En effet, comment comprendre autrement ce ramassis de commentaires très personnels d’une fine équipe d’acérés penseurs qui auraient pu s’adjoindre, à n’en point douter, les fulgurances non moins drolatiques d’une Sihem Habschi ou d’un Béhashel sans point dénoter, dans le ton ni dans la forme.

J’ai d’abord pensé à classer ces contributions bartésiennes dans la catégorie « pensées post-cérébrales », le genre d’œuvres que je lis pour me détendre quand j’ai les neurones un peu fatigués, sur l’étagère où les grands noms du journalisme de cour, dont leur ancien titre de « bouffons du roi » semblait mieux les servir, se serrent les uns contre les autres en attendant le prochain incendie.

Mais c’eût été un gâchis, vous en conviendrez, de perdre une telle œuvre d’un auteur dont assurément, comme d’autres génies avant lui, on découvrira le talent une fois qu’il aura définitivement cessé d’écrire.

Je fût ensuite saisi d’une grande inquiétude en me disant que peut être, à travers ces lignes, dont déjà des mauvaises langues célèbrent la médiocrité, Barte était en train de nous lancer un appel au secours, dérivant vers un sinistre horizon, afin que quelqu’un vienne à son corps et à son esprit défendants, le remettre sur le droit chemin du SMIC journalistique qu’il semble avoir perdu de vue.

C’est donc par dépit que j’ai finalement classé les textes de Barte l’Auteur dans la catégorie tragi-comique. Permettez-moi enfin, pour clôturer ces remarques préliminaires, de saisir cette occasion pour saluer le talent de recruteur dont à fait preuve le rédacteur en chef du Courrier de l’Atlas qui, comme Bouvard en son temps, a su mieux que quiconque détecter les talents de demain.
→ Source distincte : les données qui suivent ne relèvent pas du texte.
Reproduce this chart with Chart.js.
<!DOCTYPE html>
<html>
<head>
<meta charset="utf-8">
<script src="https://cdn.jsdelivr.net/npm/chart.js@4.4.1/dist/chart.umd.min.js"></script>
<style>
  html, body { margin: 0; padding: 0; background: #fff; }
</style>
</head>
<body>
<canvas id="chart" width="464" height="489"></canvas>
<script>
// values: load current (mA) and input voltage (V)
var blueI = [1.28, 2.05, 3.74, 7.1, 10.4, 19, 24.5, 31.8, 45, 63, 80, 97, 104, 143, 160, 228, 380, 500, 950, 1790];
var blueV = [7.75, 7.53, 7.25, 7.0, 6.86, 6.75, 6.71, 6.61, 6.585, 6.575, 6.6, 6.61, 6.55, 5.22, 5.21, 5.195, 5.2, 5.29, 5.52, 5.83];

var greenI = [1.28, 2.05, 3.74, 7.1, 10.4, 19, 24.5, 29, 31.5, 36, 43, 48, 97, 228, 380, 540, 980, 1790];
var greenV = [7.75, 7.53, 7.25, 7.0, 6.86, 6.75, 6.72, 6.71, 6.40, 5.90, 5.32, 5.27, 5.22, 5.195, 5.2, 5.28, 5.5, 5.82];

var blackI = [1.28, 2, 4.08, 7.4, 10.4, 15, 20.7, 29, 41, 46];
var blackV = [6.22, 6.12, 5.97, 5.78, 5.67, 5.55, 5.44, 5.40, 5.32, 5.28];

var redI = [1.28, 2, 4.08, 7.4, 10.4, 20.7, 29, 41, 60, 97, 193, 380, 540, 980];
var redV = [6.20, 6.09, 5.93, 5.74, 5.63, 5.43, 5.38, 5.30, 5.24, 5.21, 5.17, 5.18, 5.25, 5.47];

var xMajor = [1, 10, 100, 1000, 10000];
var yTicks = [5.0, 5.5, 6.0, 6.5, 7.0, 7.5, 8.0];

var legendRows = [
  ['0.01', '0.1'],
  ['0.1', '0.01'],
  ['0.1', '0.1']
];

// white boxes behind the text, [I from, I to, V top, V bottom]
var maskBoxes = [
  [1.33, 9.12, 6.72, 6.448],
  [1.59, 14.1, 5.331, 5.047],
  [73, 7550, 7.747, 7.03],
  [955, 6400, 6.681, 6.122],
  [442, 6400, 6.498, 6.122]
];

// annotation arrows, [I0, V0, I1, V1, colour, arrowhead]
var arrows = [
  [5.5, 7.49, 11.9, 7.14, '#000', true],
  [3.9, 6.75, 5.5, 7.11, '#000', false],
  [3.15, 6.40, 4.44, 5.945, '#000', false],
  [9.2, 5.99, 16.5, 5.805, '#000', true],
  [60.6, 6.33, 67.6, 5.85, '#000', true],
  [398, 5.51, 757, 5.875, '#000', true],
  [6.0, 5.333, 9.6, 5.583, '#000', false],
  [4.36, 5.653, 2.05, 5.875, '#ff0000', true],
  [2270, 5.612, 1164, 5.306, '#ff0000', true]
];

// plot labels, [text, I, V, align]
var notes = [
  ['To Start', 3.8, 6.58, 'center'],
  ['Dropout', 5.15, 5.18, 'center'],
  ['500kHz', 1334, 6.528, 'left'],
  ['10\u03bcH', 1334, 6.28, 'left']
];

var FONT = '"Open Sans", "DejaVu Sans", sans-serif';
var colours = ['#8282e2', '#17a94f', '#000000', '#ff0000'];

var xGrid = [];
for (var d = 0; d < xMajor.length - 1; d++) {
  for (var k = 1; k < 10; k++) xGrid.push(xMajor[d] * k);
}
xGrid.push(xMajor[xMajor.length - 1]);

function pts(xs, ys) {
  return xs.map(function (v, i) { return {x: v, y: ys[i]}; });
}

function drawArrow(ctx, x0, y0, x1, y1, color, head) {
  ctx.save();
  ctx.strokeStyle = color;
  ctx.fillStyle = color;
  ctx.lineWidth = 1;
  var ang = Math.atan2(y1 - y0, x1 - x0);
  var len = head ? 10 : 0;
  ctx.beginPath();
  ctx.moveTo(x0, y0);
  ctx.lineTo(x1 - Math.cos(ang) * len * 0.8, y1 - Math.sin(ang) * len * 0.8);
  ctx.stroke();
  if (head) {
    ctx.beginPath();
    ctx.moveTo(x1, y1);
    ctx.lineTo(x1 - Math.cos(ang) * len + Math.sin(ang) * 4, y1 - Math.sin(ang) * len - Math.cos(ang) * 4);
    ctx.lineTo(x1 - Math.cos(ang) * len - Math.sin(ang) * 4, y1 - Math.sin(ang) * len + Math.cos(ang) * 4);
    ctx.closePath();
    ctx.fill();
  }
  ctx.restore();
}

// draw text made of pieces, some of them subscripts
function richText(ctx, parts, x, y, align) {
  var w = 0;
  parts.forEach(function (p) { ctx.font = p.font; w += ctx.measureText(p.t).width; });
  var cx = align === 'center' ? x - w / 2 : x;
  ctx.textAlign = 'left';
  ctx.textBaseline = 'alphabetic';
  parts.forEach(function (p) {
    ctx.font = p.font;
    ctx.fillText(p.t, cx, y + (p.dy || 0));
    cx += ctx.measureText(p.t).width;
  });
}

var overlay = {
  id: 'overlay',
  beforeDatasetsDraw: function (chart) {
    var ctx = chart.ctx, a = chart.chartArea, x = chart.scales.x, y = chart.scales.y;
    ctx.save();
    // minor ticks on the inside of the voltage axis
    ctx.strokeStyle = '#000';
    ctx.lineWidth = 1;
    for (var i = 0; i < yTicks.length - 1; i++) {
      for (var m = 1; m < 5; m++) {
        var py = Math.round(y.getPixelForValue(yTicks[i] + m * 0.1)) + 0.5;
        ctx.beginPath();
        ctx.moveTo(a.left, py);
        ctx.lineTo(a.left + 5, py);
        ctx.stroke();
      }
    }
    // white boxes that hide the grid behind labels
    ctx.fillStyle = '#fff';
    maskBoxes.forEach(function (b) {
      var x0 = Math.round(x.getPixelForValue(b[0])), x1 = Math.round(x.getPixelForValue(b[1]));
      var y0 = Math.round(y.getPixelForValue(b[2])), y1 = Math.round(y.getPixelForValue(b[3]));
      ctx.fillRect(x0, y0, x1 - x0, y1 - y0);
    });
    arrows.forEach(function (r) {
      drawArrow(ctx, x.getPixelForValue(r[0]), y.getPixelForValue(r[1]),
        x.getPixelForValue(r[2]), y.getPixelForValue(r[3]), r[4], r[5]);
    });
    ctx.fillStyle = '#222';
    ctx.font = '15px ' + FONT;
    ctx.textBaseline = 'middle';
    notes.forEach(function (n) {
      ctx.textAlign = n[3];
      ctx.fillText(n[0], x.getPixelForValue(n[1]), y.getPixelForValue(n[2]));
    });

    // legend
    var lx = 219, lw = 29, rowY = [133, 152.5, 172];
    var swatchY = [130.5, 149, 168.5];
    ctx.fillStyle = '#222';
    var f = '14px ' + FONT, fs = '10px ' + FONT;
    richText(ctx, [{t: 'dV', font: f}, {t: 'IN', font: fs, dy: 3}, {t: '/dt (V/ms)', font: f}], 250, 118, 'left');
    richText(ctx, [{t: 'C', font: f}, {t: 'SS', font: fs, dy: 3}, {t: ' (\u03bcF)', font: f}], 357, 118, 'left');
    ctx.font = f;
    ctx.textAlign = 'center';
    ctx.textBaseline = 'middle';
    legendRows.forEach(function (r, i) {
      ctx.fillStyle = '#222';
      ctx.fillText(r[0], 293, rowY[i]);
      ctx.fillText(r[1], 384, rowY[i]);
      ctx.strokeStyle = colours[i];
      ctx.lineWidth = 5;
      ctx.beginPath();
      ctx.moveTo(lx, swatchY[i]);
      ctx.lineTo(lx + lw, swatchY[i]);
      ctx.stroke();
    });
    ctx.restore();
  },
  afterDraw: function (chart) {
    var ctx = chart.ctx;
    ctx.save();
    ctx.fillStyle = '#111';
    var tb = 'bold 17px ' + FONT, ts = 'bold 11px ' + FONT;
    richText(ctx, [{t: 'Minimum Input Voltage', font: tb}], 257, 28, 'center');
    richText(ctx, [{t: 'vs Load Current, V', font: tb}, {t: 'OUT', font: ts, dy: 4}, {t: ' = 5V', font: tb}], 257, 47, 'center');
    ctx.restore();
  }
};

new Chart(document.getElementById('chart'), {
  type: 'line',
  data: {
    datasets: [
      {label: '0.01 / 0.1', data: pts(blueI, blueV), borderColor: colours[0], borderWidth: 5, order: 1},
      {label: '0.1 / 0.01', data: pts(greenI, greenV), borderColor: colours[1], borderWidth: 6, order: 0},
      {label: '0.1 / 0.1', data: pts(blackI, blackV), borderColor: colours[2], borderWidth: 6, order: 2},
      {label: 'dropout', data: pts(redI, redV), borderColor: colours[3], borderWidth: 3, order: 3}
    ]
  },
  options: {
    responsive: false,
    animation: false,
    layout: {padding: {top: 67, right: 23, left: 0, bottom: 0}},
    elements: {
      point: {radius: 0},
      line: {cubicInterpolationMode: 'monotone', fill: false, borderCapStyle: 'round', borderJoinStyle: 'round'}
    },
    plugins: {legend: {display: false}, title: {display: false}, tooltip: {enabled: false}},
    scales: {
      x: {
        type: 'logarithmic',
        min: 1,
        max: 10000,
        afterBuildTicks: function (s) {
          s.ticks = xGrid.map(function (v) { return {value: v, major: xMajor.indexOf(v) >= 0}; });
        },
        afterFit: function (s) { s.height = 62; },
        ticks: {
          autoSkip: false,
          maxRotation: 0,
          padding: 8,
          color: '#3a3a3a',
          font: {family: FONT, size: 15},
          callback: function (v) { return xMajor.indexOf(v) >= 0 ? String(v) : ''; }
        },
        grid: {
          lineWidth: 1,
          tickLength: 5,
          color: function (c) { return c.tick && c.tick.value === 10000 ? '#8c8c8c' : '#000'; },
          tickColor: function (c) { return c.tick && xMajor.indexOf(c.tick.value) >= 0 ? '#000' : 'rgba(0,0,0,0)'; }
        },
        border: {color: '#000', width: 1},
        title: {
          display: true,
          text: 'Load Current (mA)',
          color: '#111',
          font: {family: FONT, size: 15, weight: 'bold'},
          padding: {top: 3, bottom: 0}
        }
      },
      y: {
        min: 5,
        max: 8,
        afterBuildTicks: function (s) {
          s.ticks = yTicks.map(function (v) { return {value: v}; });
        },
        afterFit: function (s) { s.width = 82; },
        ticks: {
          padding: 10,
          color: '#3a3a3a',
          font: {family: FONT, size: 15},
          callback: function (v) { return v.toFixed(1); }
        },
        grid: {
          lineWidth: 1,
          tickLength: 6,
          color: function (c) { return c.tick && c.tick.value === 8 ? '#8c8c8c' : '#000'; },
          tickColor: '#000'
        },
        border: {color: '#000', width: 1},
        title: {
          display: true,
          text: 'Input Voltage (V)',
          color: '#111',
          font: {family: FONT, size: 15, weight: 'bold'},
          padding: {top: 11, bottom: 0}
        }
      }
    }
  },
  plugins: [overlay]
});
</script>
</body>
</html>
Ou pas.

Il faut, pour la décharge du Barte penseur, rappeler que sans être non plus de l’acabit du New York Times, le Courrier de l’Atlas poursuit une honnête carrière dans le journalisme.
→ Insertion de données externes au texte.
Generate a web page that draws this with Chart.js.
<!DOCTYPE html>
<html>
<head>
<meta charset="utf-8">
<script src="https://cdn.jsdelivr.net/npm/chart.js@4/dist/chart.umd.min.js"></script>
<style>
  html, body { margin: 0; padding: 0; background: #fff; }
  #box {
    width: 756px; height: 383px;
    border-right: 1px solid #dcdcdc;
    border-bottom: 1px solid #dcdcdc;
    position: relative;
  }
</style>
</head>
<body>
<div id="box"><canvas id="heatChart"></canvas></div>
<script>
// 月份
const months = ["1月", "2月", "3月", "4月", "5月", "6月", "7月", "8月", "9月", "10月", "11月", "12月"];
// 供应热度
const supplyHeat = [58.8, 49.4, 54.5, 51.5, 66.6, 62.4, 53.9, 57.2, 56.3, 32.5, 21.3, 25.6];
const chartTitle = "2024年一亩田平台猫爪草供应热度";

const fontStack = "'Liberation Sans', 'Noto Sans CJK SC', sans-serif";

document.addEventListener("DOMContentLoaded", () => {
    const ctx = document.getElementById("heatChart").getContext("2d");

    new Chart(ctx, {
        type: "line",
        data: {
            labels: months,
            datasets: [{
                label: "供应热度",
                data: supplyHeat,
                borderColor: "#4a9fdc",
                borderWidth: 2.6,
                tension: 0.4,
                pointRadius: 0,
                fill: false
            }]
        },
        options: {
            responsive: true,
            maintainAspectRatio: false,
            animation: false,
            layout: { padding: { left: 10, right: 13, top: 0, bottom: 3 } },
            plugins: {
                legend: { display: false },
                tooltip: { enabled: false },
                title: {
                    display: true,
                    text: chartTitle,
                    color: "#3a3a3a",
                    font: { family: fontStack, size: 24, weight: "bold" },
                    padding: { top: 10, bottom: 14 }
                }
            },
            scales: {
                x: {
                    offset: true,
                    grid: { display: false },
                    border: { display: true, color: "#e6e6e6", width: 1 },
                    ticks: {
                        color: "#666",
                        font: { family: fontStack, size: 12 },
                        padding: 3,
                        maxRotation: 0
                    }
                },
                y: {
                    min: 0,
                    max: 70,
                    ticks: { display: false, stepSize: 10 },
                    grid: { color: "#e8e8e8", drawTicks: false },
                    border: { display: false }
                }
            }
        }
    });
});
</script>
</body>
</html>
Allumeur de barbecue, nettoyeur de vitres, débarrasseur de chewing-gum usagé, emballeur de vaisselle, etc… Chacun sa préférence pour rendre justice à l’Atlas qui, il faut le reconnaître, a fait œuvre de salut public en offrant une (maigre) consolation à tous ceux qui, comme moi, ont déploré la disparition de feu (!) Paris Boum Boum et se sont retrouvés, non sans une certaine tristesse, obligés de sacrifier des pages de valeur aux basses œuvres papivores de l’intendance et du ménage. Merci, donc.

Passons maintenant à l’analyse de la pensée bartifère, si furtive soit-elle.

L’acceptable insoumission, selon Barte, c’est d’abord un vocabulaire. On peut créer un tas d’expressions à usage idéologique pour marginaliser toute personne en désaccord. Exemple : islam modéré, changement immobile, antiracisme universaliste, révolution gentille, colonisation légale, etc.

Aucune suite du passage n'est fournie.